For more information on dismissal, see the ACAS website.
It is important to get professional advice if you are thinking about dismissing your PA – we tell you how to do this in our introductory section.
Sometimes, when circumstances change, you may no longer need your PA. If your needs change and either the type of work carried out by your PA is no longer needed or they are no longer required because you move house, there may be a redundancy situation.
Redundancy has a very specific definition in law. You cannot make someone redundant just because you don’t get on with them. If it is a true redundancy you would not immediately recruit a direct replacement for the PA.
PAs with two years' or more continuous service are entitled to statutory redundancy pay and redundant PA’s have the right to reasonable paid time off to look for other work. In cases where a private employer dies, a PA is still entitled to receive redundancy pay.
If you believe you need to make your PA redundant you should seek advice from an expert – we tell you how to do this in our introductory section.
Statutory redundancy pay is not taxable/NICable and should not be included on a worker’s P45. As such, you can pay it outside of your normal payroll processes, although you should give the worker a cover letter explaining what it is, in case they need a record of the income for other reasons – e.g. for benefits purposes. Keep a copy of the letter for your own records.
When an employer dies it is classed as a frustration of contract. This means the employee's contract ends on the day the employer dies. The employee would not be entitled to notice pay but would qualify for a statutory redundancy payment if they had worked for the deceased for at least two years. As such, any redundancy would have to be paid out of the deceased's estate. If there are no funds in the estate, the employee should speak to the relevant people if payments were received from the Government (e.g. through direct payments from the Local Authority or NHS personal budgets) as they may cover the cost. Alternatively, they may be able to claim what they are owed from the Government’s insolvency service.

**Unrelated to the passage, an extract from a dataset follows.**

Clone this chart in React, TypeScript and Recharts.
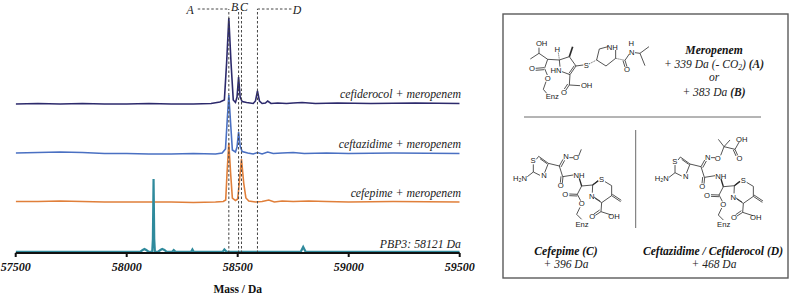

Older workers can voluntarily retire at a time they choose. However, employers cannot force employees to retire or set a retirement age unless it can be objectively justified as what the law terms 'a proportionate means of achieving a legitimate aim'.
You may have justification for wanting to retire a PA if, for example, they no longer have the physical strength to carry out the tasks required of them. It may then be possible to dismiss the PA on the grounds of capability.
Further information on your obligations with regard to retiring employees can be found on the ACAS website.
A resignation means your PA letting you know that they want to finish working for you. There are many reasons why they may want to leave; for example, it could be because they have found another job that pays more or because they are moving away from the area or retiring.
If your PA tells you they want to resign, there are certain things that you should do, for example, ask that they put their resignation in writing.
Find more information on the GOV.UK website.
Whether your PA has resigned, been made redundant or has been dismissed, you may be asked to provide a reference for them. Although you are not obliged to provide a reference, it is quite common in the care sector for offers of employment to be made subject to a satisfactory reference from a previous employer. Indeed, you will probably have asked for a reference from the previous employer of your PA before they started work for you.
Giving references is not as straightforward as it seems. When you give a reference, you have a duty of care to the person/organisation who will receive the reference and a duty of care to your ex-PA. Further advice on providing references is available on GOV.UK website.